▸ Directions for this task
Copy each line exactly. Drop every picture.

▸ Provided data
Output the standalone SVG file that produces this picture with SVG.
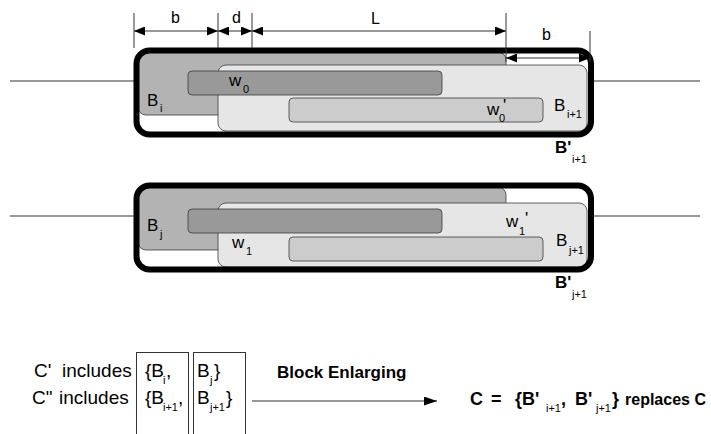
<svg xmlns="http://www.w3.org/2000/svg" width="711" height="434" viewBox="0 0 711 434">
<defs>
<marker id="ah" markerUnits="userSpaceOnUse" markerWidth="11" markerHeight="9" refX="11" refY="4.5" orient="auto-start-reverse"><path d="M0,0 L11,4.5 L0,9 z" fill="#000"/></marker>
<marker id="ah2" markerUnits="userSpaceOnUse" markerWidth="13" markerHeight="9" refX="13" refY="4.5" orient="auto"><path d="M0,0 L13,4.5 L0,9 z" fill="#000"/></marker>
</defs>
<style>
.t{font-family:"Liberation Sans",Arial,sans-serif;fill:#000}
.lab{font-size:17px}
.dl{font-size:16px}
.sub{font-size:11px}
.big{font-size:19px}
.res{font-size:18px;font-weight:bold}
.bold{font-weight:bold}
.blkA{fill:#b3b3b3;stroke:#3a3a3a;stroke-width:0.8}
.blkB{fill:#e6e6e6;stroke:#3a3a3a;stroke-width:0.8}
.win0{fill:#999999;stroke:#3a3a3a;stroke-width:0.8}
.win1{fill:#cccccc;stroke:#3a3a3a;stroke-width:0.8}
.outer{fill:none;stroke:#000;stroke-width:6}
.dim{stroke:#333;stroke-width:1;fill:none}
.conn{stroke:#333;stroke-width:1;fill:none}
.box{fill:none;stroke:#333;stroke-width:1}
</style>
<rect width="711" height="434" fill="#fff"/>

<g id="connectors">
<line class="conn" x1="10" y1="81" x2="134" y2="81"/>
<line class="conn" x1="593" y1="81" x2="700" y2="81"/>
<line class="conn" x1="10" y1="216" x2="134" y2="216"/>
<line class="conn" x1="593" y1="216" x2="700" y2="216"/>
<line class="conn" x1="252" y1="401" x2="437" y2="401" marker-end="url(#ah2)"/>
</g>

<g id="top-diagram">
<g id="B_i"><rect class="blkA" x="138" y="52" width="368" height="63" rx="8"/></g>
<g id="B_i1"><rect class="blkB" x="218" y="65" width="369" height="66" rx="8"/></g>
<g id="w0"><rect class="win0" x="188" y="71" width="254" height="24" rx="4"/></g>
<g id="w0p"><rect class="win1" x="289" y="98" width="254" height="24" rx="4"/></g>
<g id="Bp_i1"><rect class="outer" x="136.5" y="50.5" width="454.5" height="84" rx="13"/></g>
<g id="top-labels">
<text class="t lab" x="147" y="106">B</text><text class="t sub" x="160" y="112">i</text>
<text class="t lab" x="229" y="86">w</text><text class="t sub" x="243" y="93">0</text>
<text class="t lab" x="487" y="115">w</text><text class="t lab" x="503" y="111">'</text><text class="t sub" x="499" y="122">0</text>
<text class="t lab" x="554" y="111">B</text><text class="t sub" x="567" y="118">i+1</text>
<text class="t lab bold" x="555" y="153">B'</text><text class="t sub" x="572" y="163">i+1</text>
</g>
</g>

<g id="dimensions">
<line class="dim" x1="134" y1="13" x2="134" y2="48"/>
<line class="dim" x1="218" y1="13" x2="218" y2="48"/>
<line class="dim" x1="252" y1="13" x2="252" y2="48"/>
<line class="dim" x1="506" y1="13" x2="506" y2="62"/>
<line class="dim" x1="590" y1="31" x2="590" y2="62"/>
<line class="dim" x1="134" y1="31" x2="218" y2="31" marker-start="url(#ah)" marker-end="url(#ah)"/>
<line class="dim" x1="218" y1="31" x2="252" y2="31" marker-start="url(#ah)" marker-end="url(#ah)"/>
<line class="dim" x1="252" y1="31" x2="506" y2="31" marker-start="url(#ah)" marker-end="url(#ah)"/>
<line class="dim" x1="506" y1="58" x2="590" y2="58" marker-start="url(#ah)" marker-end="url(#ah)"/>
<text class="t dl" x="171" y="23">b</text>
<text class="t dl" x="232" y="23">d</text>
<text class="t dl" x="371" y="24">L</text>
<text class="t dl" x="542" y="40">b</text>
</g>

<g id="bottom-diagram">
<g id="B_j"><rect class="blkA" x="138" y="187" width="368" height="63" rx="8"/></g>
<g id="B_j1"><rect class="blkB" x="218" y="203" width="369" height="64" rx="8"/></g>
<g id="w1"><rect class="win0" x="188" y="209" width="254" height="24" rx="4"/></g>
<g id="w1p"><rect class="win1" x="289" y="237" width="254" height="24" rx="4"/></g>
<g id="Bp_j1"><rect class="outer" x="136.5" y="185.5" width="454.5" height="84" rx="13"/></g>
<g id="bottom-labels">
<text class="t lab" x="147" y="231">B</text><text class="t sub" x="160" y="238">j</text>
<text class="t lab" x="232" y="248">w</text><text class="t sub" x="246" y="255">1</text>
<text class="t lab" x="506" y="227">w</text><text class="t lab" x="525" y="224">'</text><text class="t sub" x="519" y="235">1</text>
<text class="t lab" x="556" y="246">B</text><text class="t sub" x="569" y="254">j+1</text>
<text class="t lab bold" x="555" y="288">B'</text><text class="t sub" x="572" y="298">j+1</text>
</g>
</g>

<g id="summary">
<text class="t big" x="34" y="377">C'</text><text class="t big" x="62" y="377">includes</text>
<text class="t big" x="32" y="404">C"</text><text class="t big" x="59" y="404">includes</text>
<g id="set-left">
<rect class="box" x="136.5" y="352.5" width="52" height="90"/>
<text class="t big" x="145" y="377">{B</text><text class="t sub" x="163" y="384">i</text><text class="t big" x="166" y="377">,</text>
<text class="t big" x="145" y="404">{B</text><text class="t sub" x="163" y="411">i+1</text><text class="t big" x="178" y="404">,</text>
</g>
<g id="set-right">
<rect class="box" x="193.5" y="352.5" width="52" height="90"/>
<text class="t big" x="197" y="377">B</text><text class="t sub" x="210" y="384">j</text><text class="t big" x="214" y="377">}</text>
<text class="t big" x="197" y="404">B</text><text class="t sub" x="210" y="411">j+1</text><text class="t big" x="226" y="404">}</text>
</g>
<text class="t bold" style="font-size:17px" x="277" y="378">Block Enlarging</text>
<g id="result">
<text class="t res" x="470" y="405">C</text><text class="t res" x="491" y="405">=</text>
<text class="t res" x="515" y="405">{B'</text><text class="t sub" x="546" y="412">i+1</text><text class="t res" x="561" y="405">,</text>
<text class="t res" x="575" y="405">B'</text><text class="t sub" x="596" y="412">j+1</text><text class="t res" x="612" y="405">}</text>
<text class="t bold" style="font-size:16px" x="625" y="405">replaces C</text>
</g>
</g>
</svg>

▸ Final result
Output the standalone SVG file that produces this picture with SVG.
<svg xmlns="http://www.w3.org/2000/svg" width="711" height="434" viewBox="0 0 711 434">
<defs>
<marker id="ah" markerUnits="userSpaceOnUse" markerWidth="11" markerHeight="9" refX="11" refY="4.5" orient="auto-start-reverse"><path d="M0,0 L11,4.5 L0,9 z" fill="#000"/></marker>
<marker id="ah2" markerUnits="userSpaceOnUse" markerWidth="13" markerHeight="9" refX="13" refY="4.5" orient="auto"><path d="M0,0 L13,4.5 L0,9 z" fill="#000"/></marker>
</defs>
<style>
.t{font-family:"Liberation Sans",Arial,sans-serif;fill:#000}
.lab{font-size:17px}
.dl{font-size:16px}
.sub{font-size:11px}
.big{font-size:19px}
.res{font-size:18px;font-weight:bold}
.bold{font-weight:bold}
.blkA{fill:#b3b3b3;stroke:#3a3a3a;stroke-width:0.8}
.blkB{fill:#e6e6e6;stroke:#3a3a3a;stroke-width:0.8}
.win0{fill:#999999;stroke:#3a3a3a;stroke-width:0.8}
.win1{fill:#cccccc;stroke:#3a3a3a;stroke-width:0.8}
.outer{fill:none;stroke:#000;stroke-width:6}
.dim{stroke:#333;stroke-width:1;fill:none}
.conn{stroke:#333;stroke-width:1;fill:none}
.box{fill:none;stroke:#333;stroke-width:1}
</style>
<rect width="711" height="434" fill="#fff"/>

<g id="connectors">
<line class="conn" x1="10" y1="81" x2="134" y2="81"/>
<line class="conn" x1="593" y1="81" x2="700" y2="81"/>
<line class="conn" x1="10" y1="216" x2="134" y2="216"/>
<line class="conn" x1="593" y1="216" x2="700" y2="216"/>
<line class="conn" x1="252" y1="401" x2="437" y2="401" marker-end="url(#ah2)"/>
</g>

<g id="top-diagram">
<g id="B_i"><rect class="blkA" x="138" y="52" width="368" height="63" rx="8"/></g>
<g id="B_i1"><rect class="blkB" x="218" y="65" width="369" height="66" rx="8"/></g>
<g id="w0"><rect class="win0" x="188" y="71" width="254" height="24" rx="4"/></g>
<g id="w0p"><rect class="win1" x="289" y="98" width="254" height="24" rx="4"/></g>
<g id="Bp_i1"><rect class="outer" x="136.5" y="50.5" width="454.5" height="84" rx="13"/></g>
<g id="top-labels">
<text class="t lab" x="147" y="106">B</text><text class="t sub" x="160" y="112">i</text>
<text class="t lab" x="229" y="86">w</text><text class="t sub" x="243" y="93">0</text>
<text class="t lab" x="487" y="115">w</text><text class="t lab" x="503" y="111">'</text><text class="t sub" x="499" y="122">0</text>
<text class="t lab" x="554" y="111">B</text><text class="t sub" x="567" y="118">i+1</text>
<text class="t lab bold" x="555" y="153">B'</text><text class="t sub" x="572" y="163">i+1</text>
</g>
</g>

<g id="dimensions">
<line class="dim" x1="134" y1="13" x2="134" y2="48"/>
<line class="dim" x1="218" y1="13" x2="218" y2="48"/>
<line class="dim" x1="252" y1="13" x2="252" y2="48"/>
<line class="dim" x1="506" y1="13" x2="506" y2="62"/>
<line class="dim" x1="590" y1="31" x2="590" y2="62"/>
<line class="dim" x1="134" y1="31" x2="218" y2="31" marker-start="url(#ah)" marker-end="url(#ah)"/>
<line class="dim" x1="218" y1="31" x2="252" y2="31" marker-start="url(#ah)" marker-end="url(#ah)"/>
<line class="dim" x1="252" y1="31" x2="506" y2="31" marker-start="url(#ah)" marker-end="url(#ah)"/>
<line class="dim" x1="506" y1="58" x2="590" y2="58" marker-start="url(#ah)" marker-end="url(#ah)"/>
<text class="t dl" x="171" y="23">b</text>
<text class="t dl" x="232" y="23">d</text>
<text class="t dl" x="371" y="24">L</text>
<text class="t dl" x="542" y="40">b</text>
</g>

<g id="bottom-diagram">
<g id="B_j"><rect class="blkA" x="138" y="187" width="368" height="63" rx="8"/></g>
<g id="B_j1"><rect class="blkB" x="218" y="203" width="369" height="64" rx="8"/></g>
<g id="w1"><rect class="win0" x="188" y="209" width="254" height="24" rx="4"/></g>
<g id="w1p"><rect class="win1" x="289" y="237" width="254" height="24" rx="4"/></g>
<g id="Bp_j1"><rect class="outer" x="136.5" y="185.5" width="454.5" height="84" rx="13"/></g>
<g id="bottom-labels">
<text class="t lab" x="147" y="231">B</text><text class="t sub" x="160" y="238">j</text>
<text class="t lab" x="232" y="248">w</text><text class="t sub" x="246" y="255">1</text>
<text class="t lab" x="506" y="227">w</text><text class="t lab" x="525" y="224">'</text><text class="t sub" x="519" y="235">1</text>
<text class="t lab" x="556" y="246">B</text><text class="t sub" x="569" y="254">j+1</text>
<text class="t lab bold" x="555" y="288">B'</text><text class="t sub" x="572" y="298">j+1</text>
</g>
</g>

<g id="summary">
<text class="t big" x="34" y="377">C'</text><text class="t big" x="62" y="377">includes</text>
<text class="t big" x="32" y="404">C"</text><text class="t big" x="59" y="404">includes</text>
<g id="set-left">
<rect class="box" x="136.5" y="352.5" width="52" height="90"/>
<text class="t big" x="145" y="377">{B</text><text class="t sub" x="163" y="384">i</text><text class="t big" x="166" y="377">,</text>
<text class="t big" x="145" y="404">{B</text><text class="t sub" x="163" y="411">i+1</text><text class="t big" x="178" y="404">,</text>
</g>
<g id="set-right">
<rect class="box" x="193.5" y="352.5" width="52" height="90"/>
<text class="t big" x="197" y="377">B</text><text class="t sub" x="210" y="384">j</text><text class="t big" x="214" y="377">}</text>
<text class="t big" x="197" y="404">B</text><text class="t sub" x="210" y="411">j+1</text><text class="t big" x="226" y="404">}</text>
</g>
<text class="t bold" style="font-size:17px" x="277" y="378">Block Enlarging</text>
<g id="result">
<text class="t res" x="470" y="405">C</text><text class="t res" x="491" y="405">=</text>
<text class="t res" x="515" y="405">{B'</text><text class="t sub" x="546" y="412">i+1</text><text class="t res" x="561" y="405">,</text>
<text class="t res" x="575" y="405">B'</text><text class="t sub" x="596" y="412">j+1</text><text class="t res" x="612" y="405">}</text>
<text class="t bold" style="font-size:16px" x="625" y="405">replaces C</text>
</g>
</g>
</svg>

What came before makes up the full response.